*WHAT NEEDS TO BE DONE:* Leave out the pictures and copy everything else below exactly.

===== MATERIAL =====

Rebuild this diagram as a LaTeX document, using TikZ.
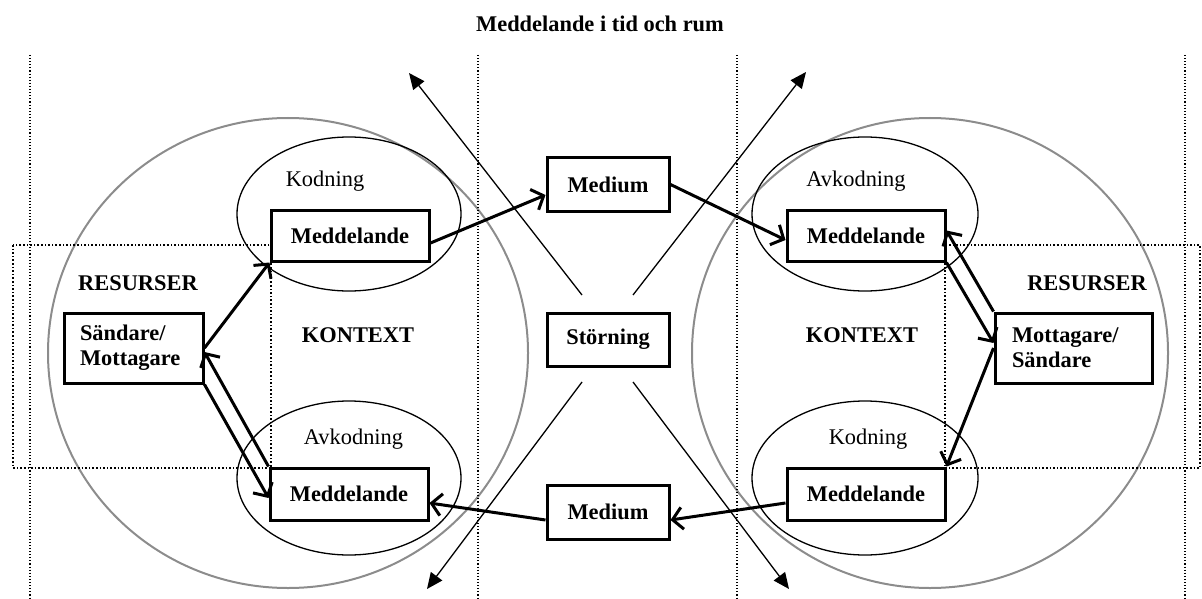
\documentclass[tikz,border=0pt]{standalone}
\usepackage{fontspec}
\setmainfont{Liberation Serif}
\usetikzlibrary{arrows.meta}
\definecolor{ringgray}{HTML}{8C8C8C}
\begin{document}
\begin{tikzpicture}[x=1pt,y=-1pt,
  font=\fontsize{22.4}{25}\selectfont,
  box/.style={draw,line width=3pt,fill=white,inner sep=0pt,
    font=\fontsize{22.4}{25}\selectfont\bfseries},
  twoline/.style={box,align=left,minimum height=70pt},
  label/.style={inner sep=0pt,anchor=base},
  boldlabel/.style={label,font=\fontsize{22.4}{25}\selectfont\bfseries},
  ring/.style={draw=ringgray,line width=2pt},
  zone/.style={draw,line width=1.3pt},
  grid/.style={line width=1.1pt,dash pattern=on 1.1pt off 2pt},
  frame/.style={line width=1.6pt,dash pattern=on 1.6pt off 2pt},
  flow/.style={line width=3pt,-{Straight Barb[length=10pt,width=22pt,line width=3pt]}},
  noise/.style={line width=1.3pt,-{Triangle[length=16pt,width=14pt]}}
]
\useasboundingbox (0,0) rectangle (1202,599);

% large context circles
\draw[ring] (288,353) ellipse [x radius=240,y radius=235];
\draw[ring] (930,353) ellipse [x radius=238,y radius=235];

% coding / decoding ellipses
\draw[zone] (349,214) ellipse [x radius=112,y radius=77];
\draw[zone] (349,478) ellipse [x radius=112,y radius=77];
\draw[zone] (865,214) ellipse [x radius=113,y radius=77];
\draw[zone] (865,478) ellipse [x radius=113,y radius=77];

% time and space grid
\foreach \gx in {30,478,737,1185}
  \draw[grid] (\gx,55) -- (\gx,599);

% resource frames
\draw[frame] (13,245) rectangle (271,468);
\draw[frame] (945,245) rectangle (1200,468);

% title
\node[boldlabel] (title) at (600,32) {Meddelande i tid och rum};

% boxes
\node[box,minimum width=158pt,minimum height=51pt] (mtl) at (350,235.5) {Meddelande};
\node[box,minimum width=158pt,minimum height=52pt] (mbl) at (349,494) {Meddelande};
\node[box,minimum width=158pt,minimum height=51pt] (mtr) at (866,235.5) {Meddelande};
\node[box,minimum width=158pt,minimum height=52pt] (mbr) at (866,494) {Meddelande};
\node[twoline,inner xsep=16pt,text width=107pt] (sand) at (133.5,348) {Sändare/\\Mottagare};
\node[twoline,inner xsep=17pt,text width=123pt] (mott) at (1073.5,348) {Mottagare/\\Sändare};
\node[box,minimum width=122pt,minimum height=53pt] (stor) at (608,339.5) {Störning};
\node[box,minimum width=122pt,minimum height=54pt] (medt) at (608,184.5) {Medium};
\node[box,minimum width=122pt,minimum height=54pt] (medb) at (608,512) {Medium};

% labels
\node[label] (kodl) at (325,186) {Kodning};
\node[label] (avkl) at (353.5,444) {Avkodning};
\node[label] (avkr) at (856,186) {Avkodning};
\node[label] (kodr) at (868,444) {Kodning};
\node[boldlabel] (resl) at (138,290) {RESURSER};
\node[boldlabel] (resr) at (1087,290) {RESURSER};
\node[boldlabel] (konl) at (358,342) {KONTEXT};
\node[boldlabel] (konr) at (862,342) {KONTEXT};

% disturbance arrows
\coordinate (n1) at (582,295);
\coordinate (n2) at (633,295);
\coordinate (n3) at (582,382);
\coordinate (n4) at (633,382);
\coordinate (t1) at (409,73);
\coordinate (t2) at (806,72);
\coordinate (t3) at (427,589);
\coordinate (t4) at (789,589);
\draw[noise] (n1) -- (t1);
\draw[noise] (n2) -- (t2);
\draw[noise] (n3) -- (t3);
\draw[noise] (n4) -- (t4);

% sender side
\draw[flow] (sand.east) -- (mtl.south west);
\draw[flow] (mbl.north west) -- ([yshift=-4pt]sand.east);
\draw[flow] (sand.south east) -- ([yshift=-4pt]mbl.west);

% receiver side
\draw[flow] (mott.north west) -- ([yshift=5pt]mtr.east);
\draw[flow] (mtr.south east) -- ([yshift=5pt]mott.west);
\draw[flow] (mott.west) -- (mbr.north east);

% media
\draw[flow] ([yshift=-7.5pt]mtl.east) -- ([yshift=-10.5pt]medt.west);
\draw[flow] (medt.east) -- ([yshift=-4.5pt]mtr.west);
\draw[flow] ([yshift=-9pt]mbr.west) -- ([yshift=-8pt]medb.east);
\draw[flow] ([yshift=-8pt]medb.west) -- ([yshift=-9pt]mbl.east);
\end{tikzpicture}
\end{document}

=====

*EXERCISE ANSWER:*
Rebuild this diagram as a LaTeX document, using TikZ.
\documentclass[tikz,border=0pt]{standalone}
\usepackage{fontspec}
\setmainfont{Liberation Serif}
\usetikzlibrary{arrows.meta}
\definecolor{ringgray}{HTML}{8C8C8C}
\begin{document}
\begin{tikzpicture}[x=1pt,y=-1pt,
  font=\fontsize{22.4}{25}\selectfont,
  box/.style={draw,line width=3pt,fill=white,inner sep=0pt,
    font=\fontsize{22.4}{25}\selectfont\bfseries},
  twoline/.style={box,align=left,minimum height=70pt},
  label/.style={inner sep=0pt,anchor=base},
  boldlabel/.style={label,font=\fontsize{22.4}{25}\selectfont\bfseries},
  ring/.style={draw=ringgray,line width=2pt},
  zone/.style={draw,line width=1.3pt},
  grid/.style={line width=1.1pt,dash pattern=on 1.1pt off 2pt},
  frame/.style={line width=1.6pt,dash pattern=on 1.6pt off 2pt},
  flow/.style={line width=3pt,-{Straight Barb[length=10pt,width=22pt,line width=3pt]}},
  noise/.style={line width=1.3pt,-{Triangle[length=16pt,width=14pt]}}
]
\useasboundingbox (0,0) rectangle (1202,599);

% large context circles
\draw[ring] (288,353) ellipse [x radius=240,y radius=235];
\draw[ring] (930,353) ellipse [x radius=238,y radius=235];

% coding / decoding ellipses
\draw[zone] (349,214) ellipse [x radius=112,y radius=77];
\draw[zone] (349,478) ellipse [x radius=112,y radius=77];
\draw[zone] (865,214) ellipse [x radius=113,y radius=77];
\draw[zone] (865,478) ellipse [x radius=113,y radius=77];

% time and space grid
\foreach \gx in {30,478,737,1185}
  \draw[grid] (\gx,55) -- (\gx,599);

% resource frames
\draw[frame] (13,245) rectangle (271,468);
\draw[frame] (945,245) rectangle (1200,468);

% title
\node[boldlabel] (title) at (600,32) {Meddelande i tid och rum};

% boxes
\node[box,minimum width=158pt,minimum height=51pt] (mtl) at (350,235.5) {Meddelande};
\node[box,minimum width=158pt,minimum height=52pt] (mbl) at (349,494) {Meddelande};
\node[box,minimum width=158pt,minimum height=51pt] (mtr) at (866,235.5) {Meddelande};
\node[box,minimum width=158pt,minimum height=52pt] (mbr) at (866,494) {Meddelande};
\node[twoline,inner xsep=16pt,text width=107pt] (sand) at (133.5,348) {Sändare/\\Mottagare};
\node[twoline,inner xsep=17pt,text width=123pt] (mott) at (1073.5,348) {Mottagare/\\Sändare};
\node[box,minimum width=122pt,minimum height=53pt] (stor) at (608,339.5) {Störning};
\node[box,minimum width=122pt,minimum height=54pt] (medt) at (608,184.5) {Medium};
\node[box,minimum width=122pt,minimum height=54pt] (medb) at (608,512) {Medium};

% labels
\node[label] (kodl) at (325,186) {Kodning};
\node[label] (avkl) at (353.5,444) {Avkodning};
\node[label] (avkr) at (856,186) {Avkodning};
\node[label] (kodr) at (868,444) {Kodning};
\node[boldlabel] (resl) at (138,290) {RESURSER};
\node[boldlabel] (resr) at (1087,290) {RESURSER};
\node[boldlabel] (konl) at (358,342) {KONTEXT};
\node[boldlabel] (konr) at (862,342) {KONTEXT};

% disturbance arrows
\coordinate (n1) at (582,295);
\coordinate (n2) at (633,295);
\coordinate (n3) at (582,382);
\coordinate (n4) at (633,382);
\coordinate (t1) at (409,73);
\coordinate (t2) at (806,72);
\coordinate (t3) at (427,589);
\coordinate (t4) at (789,589);
\draw[noise] (n1) -- (t1);
\draw[noise] (n2) -- (t2);
\draw[noise] (n3) -- (t3);
\draw[noise] (n4) -- (t4);

% sender side
\draw[flow] (sand.east) -- (mtl.south west);
\draw[flow] (mbl.north west) -- ([yshift=-4pt]sand.east);
\draw[flow] (sand.south east) -- ([yshift=-4pt]mbl.west);

% receiver side
\draw[flow] (mott.north west) -- ([yshift=5pt]mtr.east);
\draw[flow] (mtr.south east) -- ([yshift=5pt]mott.west);
\draw[flow] (mott.west) -- (mbr.north east);

% media
\draw[flow] ([yshift=-7.5pt]mtl.east) -- ([yshift=-10.5pt]medt.west);
\draw[flow] (medt.east) -- ([yshift=-4.5pt]mtr.west);
\draw[flow] ([yshift=-9pt]mbr.west) -- ([yshift=-8pt]medb.east);
\draw[flow] ([yshift=-8pt]medb.west) -- ([yshift=-9pt]mbl.east);
\end{tikzpicture}
\end{document}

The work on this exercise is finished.